_Dataset content_:
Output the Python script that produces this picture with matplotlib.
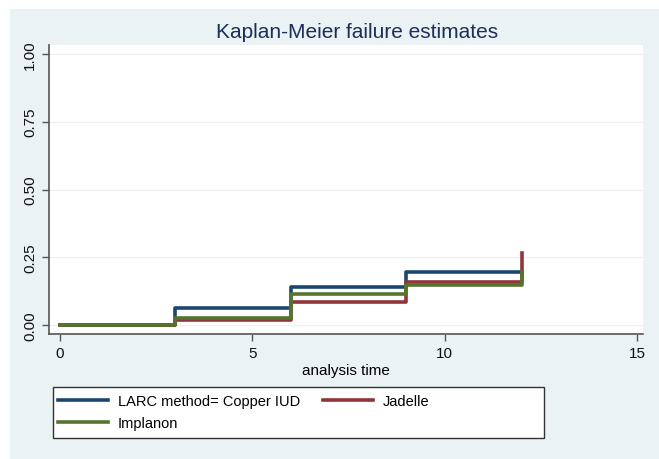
import matplotlib
matplotlib.use('Agg')
import matplotlib.pyplot as plt
from matplotlib.patches import Rectangle

# Kaplan-Meier failure estimates
times = [0, 3, 6, 9, 12]
copper_iud = [0, 0.063, 0.139, 0.194, 0.194]
jadelle = [0, 0.020, 0.084, 0.160, 0.265]
implanon = [0, 0.026, 0.114, 0.149, 0.195]

labels = ['LARC method= Copper IUD', 'Jadelle', 'Implanon']
colors = ['#1a476f', '#90353b', '#55752f']
y_ticks = [0, 0.25, 0.5, 0.75, 1.0]
x_ticks = [0, 5, 10, 15]

plt.rcParams['font.family'] = ['Liberation Sans', 'DejaVu Sans']

fig = plt.figure(figsize=(6.59, 4.60), dpi=100)
fig.patch.set_facecolor('white')
# light background panel like Stata's s2color scheme
fig.patches.append(Rectangle((10 / 659, 0), 1, 1 - 10 / 460, transform=fig.transFigure,
                             facecolor='#eaf2f3', edgecolor='none', zorder=-10))
# legend box
fig.patches.append(Rectangle((53 / 659, 1 - 439 / 460), 491 / 659, 51 / 460, transform=fig.transFigure,
                             facecolor='white', edgecolor='#333333', lw=1, zorder=-5))

ax = fig.add_axes([49 / 659, 1 - 335 / 460, (643 - 49) / 659, (335 - 46) / 460])
ax.set_facecolor('white')

lines = []
for series, lab, col in zip([copper_iud, jadelle, implanon], labels, colors):
    ln, = ax.step(times, series, where='post', color=col, lw=2.6, label=lab)
    lines.append(ln)

ax.set_xlim(-0.286, 15.156)
ax.set_ylim(-0.0332, 1.0332)
ax.set_yticks(y_ticks)
ax.set_yticklabels(['%.2f' % v for v in y_ticks], rotation=90, va='center')
ax.set_xticks(x_ticks)
ax.tick_params(axis='both', labelsize=11, color='#555555', length=5, width=1, labelcolor='#111111')
ax.grid(axis='y', color='#edf1f2', lw=1)
ax.set_axisbelow(True)
for side in ['top', 'right']:
    ax.spines[side].set_visible(False)
for side in ['left', 'bottom']:
    ax.spines[side].set_color('#555555')
    ax.spines[side].set_linewidth(1.2)

ax.set_xlabel('analysis time', fontsize=11, labelpad=2)
fig.text(357 / 659, 1 - 33 / 460, 'Kaplan-Meier failure estimates', ha='center', va='center',
         fontsize=15, color='#1e2d5c')

# column-major fill: blue, green in col 1; red in col 2
order = [0, 2, 1]
fig.legend([lines[i] for i in order], [labels[i] for i in order],
           loc='upper left', ncol=2, bbox_to_anchor=(58 / 659, 1 - 395 / 460),
           frameon=False, fontsize=10.5, handlelength=3.4, handletextpad=0.7,
           borderaxespad=0, borderpad=0, labelspacing=0.55, columnspacing=1.6)

plt.savefig('out.png', dpi=100)
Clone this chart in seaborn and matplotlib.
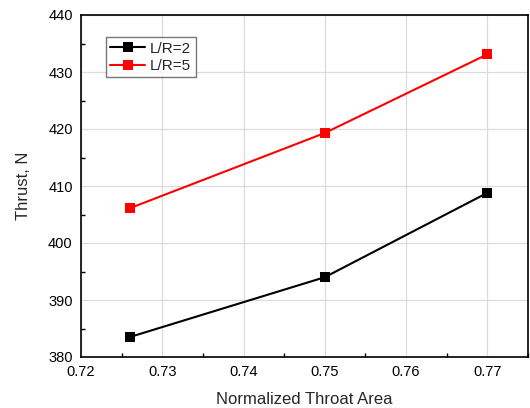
import matplotlib
matplotlib.use("Agg")
import matplotlib.pyplot as plt
from matplotlib.ticker import MultipleLocator
import seaborn as sns
import pandas as pd

throat_area = [0.726, 0.750, 0.770]
thrust_lr2 = [383.5, 394.0, 408.8]
thrust_lr5 = [406.1, 419.3, 433.1]
series_names = ["L/R=2", "L/R=5"]
series_colors = ["black", "red"]

df = pd.DataFrame({
    "area": throat_area * 2,
    "thrust": thrust_lr2 + thrust_lr5,
    "case": [series_names[0]] * 3 + [series_names[1]] * 3,
})

sns.set_style("white")
plt.rcParams["font.family"] = ["Liberation Sans", "DejaVu Sans"]

fig = plt.figure(figsize=(5.3, 4.08), dpi=100)
ax = fig.add_axes([81 / 530, 1 - 357 / 408, (528 - 81) / 530, (357 - 15) / 408])

sns.lineplot(data=df, x="area", y="thrust", hue="case", palette=series_colors,
             marker="s", markersize=6.5, markeredgewidth=0, linewidth=1.5, ax=ax)

ax.set_xlim(0.72, 0.775)
ax.set_ylim(380, 440)
ax.xaxis.set_major_locator(MultipleLocator(0.01))
ax.xaxis.set_minor_locator(MultipleLocator(0.005))
ax.yaxis.set_major_locator(MultipleLocator(10))
ax.yaxis.set_minor_locator(MultipleLocator(5))
ax.xaxis.set_major_formatter(matplotlib.ticker.FormatStrFormatter("%.2f"))
ax.grid(True, which="major", color="#dcdcdc", linewidth=0.9)
ax.set_axisbelow(True)

ax.tick_params(which="both", direction="in", top=False, right=False,
               labelsize=10.5, colors="black")
ax.tick_params(which="major", length=5, width=1, pad=6)
ax.tick_params(which="minor", length=3, width=1, bottom=True, left=True)
for s in ax.spines.values():
    s.set_color("black")
    s.set_linewidth(1.2)

ax.set_xlabel("Normalized Throat Area", fontsize=12, labelpad=9)
ax.set_ylabel("Thrust, N", fontsize=12, labelpad=12)

leg = ax.legend(loc="upper left", bbox_to_anchor=(0.055, 0.935), fontsize=11,
                frameon=True, fancybox=False, handlelength=2.3,
                borderpad=0.3, labelspacing=0.2, handletextpad=0.3,
                borderaxespad=0)
leg.get_frame().set_edgecolor("#555555")
leg.get_frame().set_linewidth(1.0)

fig.savefig("out.png", dpi=100)
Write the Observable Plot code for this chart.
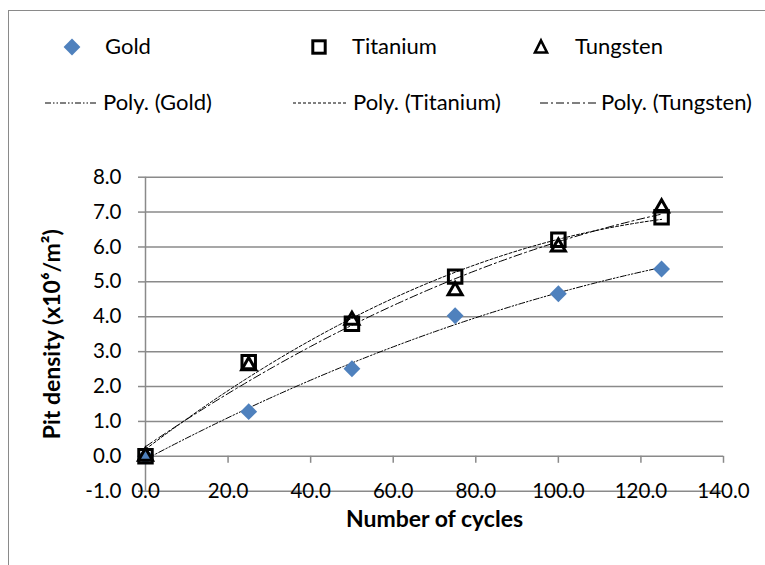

_What you should do_: Pictures in the records above are left out; print everything else exactly as written.

_Finished answer_:
Output the Python script that produces this picture with matplotlib.
import matplotlib
matplotlib.use('Agg')
import matplotlib.pyplot as plt
from matplotlib.patches import Rectangle

# Kaplan-Meier failure estimates
times = [0, 3, 6, 9, 12]
copper_iud = [0, 0.063, 0.139, 0.194, 0.194]
jadelle = [0, 0.020, 0.084, 0.160, 0.265]
implanon = [0, 0.026, 0.114, 0.149, 0.195]

labels = ['LARC method= Copper IUD', 'Jadelle', 'Implanon']
colors = ['#1a476f', '#90353b', '#55752f']
y_ticks = [0, 0.25, 0.5, 0.75, 1.0]
x_ticks = [0, 5, 10, 15]

plt.rcParams['font.family'] = ['Liberation Sans', 'DejaVu Sans']

fig = plt.figure(figsize=(6.59, 4.60), dpi=100)
fig.patch.set_facecolor('white')
# light background panel like Stata's s2color scheme
fig.patches.append(Rectangle((10 / 659, 0), 1, 1 - 10 / 460, transform=fig.transFigure,
                             facecolor='#eaf2f3', edgecolor='none', zorder=-10))
# legend box
fig.patches.append(Rectangle((53 / 659, 1 - 439 / 460), 491 / 659, 51 / 460, transform=fig.transFigure,
                             facecolor='white', edgecolor='#333333', lw=1, zorder=-5))

ax = fig.add_axes([49 / 659, 1 - 335 / 460, (643 - 49) / 659, (335 - 46) / 460])
ax.set_facecolor('white')

lines = []
for series, lab, col in zip([copper_iud, jadelle, implanon], labels, colors):
    ln, = ax.step(times, series, where='post', color=col, lw=2.6, label=lab)
    lines.append(ln)

ax.set_xlim(-0.286, 15.156)
ax.set_ylim(-0.0332, 1.0332)
ax.set_yticks(y_ticks)
ax.set_yticklabels(['%.2f' % v for v in y_ticks], rotation=90, va='center')
ax.set_xticks(x_ticks)
ax.tick_params(axis='both', labelsize=11, color='#555555', length=5, width=1, labelcolor='#111111')
ax.grid(axis='y', color='#edf1f2', lw=1)
ax.set_axisbelow(True)
for side in ['top', 'right']:
    ax.spines[side].set_visible(False)
for side in ['left', 'bottom']:
    ax.spines[side].set_color('#555555')
    ax.spines[side].set_linewidth(1.2)

ax.set_xlabel('analysis time', fontsize=11, labelpad=2)
fig.text(357 / 659, 1 - 33 / 460, 'Kaplan-Meier failure estimates', ha='center', va='center',
         fontsize=15, color='#1e2d5c')

# column-major fill: blue, green in col 1; red in col 2
order = [0, 2, 1]
fig.legend([lines[i] for i in order], [labels[i] for i in order],
           loc='upper left', ncol=2, bbox_to_anchor=(58 / 659, 1 - 395 / 460),
           frameon=False, fontsize=10.5, handlelength=3.4, handletextpad=0.7,
           borderaxespad=0, borderpad=0, labelspacing=0.55, columnspacing=1.6)

plt.savefig('out.png', dpi=100)
Clone this chart in seaborn and matplotlib.
import matplotlib
matplotlib.use("Agg")
import matplotlib.pyplot as plt
from matplotlib.ticker import MultipleLocator
import seaborn as sns
import pandas as pd

throat_area = [0.726, 0.750, 0.770]
thrust_lr2 = [383.5, 394.0, 408.8]
thrust_lr5 = [406.1, 419.3, 433.1]
series_names = ["L/R=2", "L/R=5"]
series_colors = ["black", "red"]

df = pd.DataFrame({
    "area": throat_area * 2,
    "thrust": thrust_lr2 + thrust_lr5,
    "case": [series_names[0]] * 3 + [series_names[1]] * 3,
})

sns.set_style("white")
plt.rcParams["font.family"] = ["Liberation Sans", "DejaVu Sans"]

fig = plt.figure(figsize=(5.3, 4.08), dpi=100)
ax = fig.add_axes([81 / 530, 1 - 357 / 408, (528 - 81) / 530, (357 - 15) / 408])

sns.lineplot(data=df, x="area", y="thrust", hue="case", palette=series_colors,
             marker="s", markersize=6.5, markeredgewidth=0, linewidth=1.5, ax=ax)

ax.set_xlim(0.72, 0.775)
ax.set_ylim(380, 440)
ax.xaxis.set_major_locator(MultipleLocator(0.01))
ax.xaxis.set_minor_locator(MultipleLocator(0.005))
ax.yaxis.set_major_locator(MultipleLocator(10))
ax.yaxis.set_minor_locator(MultipleLocator(5))
ax.xaxis.set_major_formatter(matplotlib.ticker.FormatStrFormatter("%.2f"))
ax.grid(True, which="major", color="#dcdcdc", linewidth=0.9)
ax.set_axisbelow(True)

ax.tick_params(which="both", direction="in", top=False, right=False,
               labelsize=10.5, colors="black")
ax.tick_params(which="major", length=5, width=1, pad=6)
ax.tick_params(which="minor", length=3, width=1, bottom=True, left=True)
for s in ax.spines.values():
    s.set_color("black")
    s.set_linewidth(1.2)

ax.set_xlabel("Normalized Throat Area", fontsize=12, labelpad=9)
ax.set_ylabel("Thrust, N", fontsize=12, labelpad=12)

leg = ax.legend(loc="upper left", bbox_to_anchor=(0.055, 0.935), fontsize=11,
                frameon=True, fancybox=False, handlelength=2.3,
                borderpad=0.3, labelspacing=0.2, handletextpad=0.3,
                borderaxespad=0)
leg.get_frame().set_edgecolor("#555555")
leg.get_frame().set_linewidth(1.0)

fig.savefig("out.png", dpi=100)
Write the Observable Plot code for this chart.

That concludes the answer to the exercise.